Y como a mí nadie me quita de la cabeza que este incendio fue provocado por un cohete, y si no lo fue muy bien pudo ser provocado por uno, espero que, por lo menos en esta zona de San Nicolás, hayan quedado hartos de estallidos y petardos por año nuevo, navidad, septiembre o las fiestas patronales de “Lupita”, San Juan y Santo Domingo. Celebro los ostentosos decomisos de pirotecnia, que se presumieron por todos los medios. No nos emocionemos, la comercialización de esa pólvora festiva se ha prohibido pero no se ha combatido. Por cierto, cuando fui al Mesón Estrella a comprar carne barata para mi jamón, los puesteros ofrecían un variado surtido de cohetes y cohetones, justo a la vista de oficiales municipales. Que yo sepa, no hay sanción para quien usa esos productos, a pesar de que tronar un mísero cohete representa un impacto ambiental, ecológico y a la salud pública en general.
Supongo que aunque el incidente devaluará a los inmuebles cercanos a la empresa, el impuesto predial seguirá igual o subiendo. Si se reubica la empresa, apuesto a que de inmediato se urbanizará el área. Cualquiera que sea la solución que se dé para dar seguridad a los vecinos, y a la empresa, la memoria de este incendio durará un poco más en quienes fuimos testigos. Los norteños no comemos bolillos para curar el susto, nos “barremos” con cristal de alumbre o, en emergencias, tomamos una cucharada de azúcar.

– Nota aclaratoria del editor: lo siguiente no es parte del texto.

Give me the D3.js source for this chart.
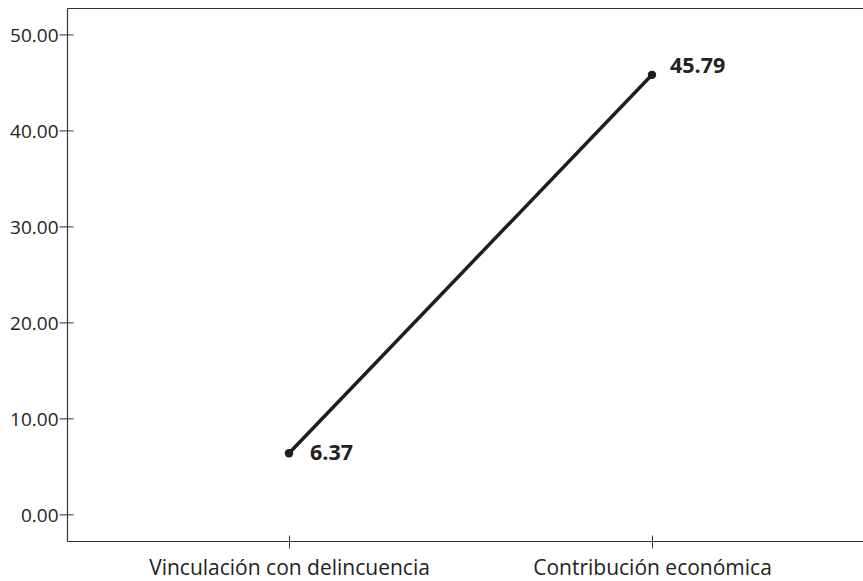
<!DOCTYPE html>
<html><head><meta charset="utf-8">
<script src="https://cdn.jsdelivr.net/npm/d3@7"></script>
<style>body{margin:0;background:#fff}svg{display:block}text{font-family:"Open Sans",sans-serif;fill:#222}</style>
</head><body><svg id="c" width="863" height="581"></svg>
<script>
const categories = ["Vinculación con delincuencia", "Contribución económica"];
const values = [6.37, 45.79];
const valueLabels = ["6.37", "45.79"];
const yTicks = [0, 10, 20, 30, 40, 50];

(function(){
const svg = d3.select("#c");
const pLeft = 67.5, pTop = 8.5, pBottom = 541.5, pRight = 863;
const y = d3.scaleLinear().domain([-2.83, 52.7]).range([pBottom, pTop]);
const x = d3.scalePoint().domain(categories).range([289, 652]);

svg.append("line").attr("x1", pLeft).attr("x2", pRight).attr("y1", pTop).attr("y2", pTop)
  .attr("stroke", "#333").attr("stroke-width", 1.2);

const yAxis = svg.append("g").attr("transform", `translate(${pLeft},0)`)
  .call(d3.axisLeft(y).tickValues(yTicks).tickFormat(d3.format(".2f")).tickSizeInner(8).tickSizeOuter(0).tickPadding(1));
yAxis.select(".domain").attr("d", `M0,${pTop}V${pBottom}`).attr("stroke", "#333").attr("stroke-width", 1.2);
yAxis.selectAll(".tick line").attr("x1", -8).attr("x2", 6).attr("stroke", "#333");
yAxis.selectAll(".tick text").style("font-size", "19px").attr("fill", "#222").attr("dy", "0.38em");

const xAxis = svg.append("g").attr("transform", `translate(0,${pBottom})`)
  .call(d3.axisBottom(x).tickSizeInner(7).tickSizeOuter(0));
xAxis.select(".domain").attr("d", `M${pLeft},0H${pRight}`).attr("stroke", "#333").attr("stroke-width", 1.2);
xAxis.selectAll(".tick line").attr("y1", -6).attr("y2", 7).attr("stroke", "#333");
xAxis.selectAll(".tick text").style("font-size", "21px").attr("fill", "#222").attr("y", 33.5).attr("dy", 0);

const pts = categories.map((c, i) => ({c, v: values[i], l: valueLabels[i]}));
svg.append("path").datum(pts)
  .attr("d", d3.line().x(d => x(d.c)).y(d => y(d.v)))
  .attr("fill", "none").attr("stroke", "#1e1e1e").attr("stroke-width", 3.5);
svg.selectAll("circle.pt").data(pts).join("circle").attr("class", "pt")
  .attr("cx", d => x(d.c)).attr("cy", d => y(d.v)).attr("r", 4.2).attr("fill", "#1e1e1e");
svg.selectAll("text.lab").data(pts).join("text").attr("class", "lab")
  .attr("x", (d, i) => x(d.c) + (i === 0 ? 21 : 18)).attr("y", (d, i) => y(d.v) + (i === 0 ? 7 : -1.5))
  .style("font-size", "21.5px").style("font-weight", "bold").text(d => d.l);
})();
</script></body></html>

En casa optamos por el azúcar y el pan, pero juntos, en un panqué de frutas envinadas que además era el postre de la comida. Y no fue para menos, porque en otras ocasiones he visto a mis vecinos alarmados pero, esta vez no era alarma sino miedo, mucho miedo. Si este fue el recibimiento para este 2023, el postre del próximo fin de año no será un panqué, sino una pieza de piloncillo por persona… y un rosario.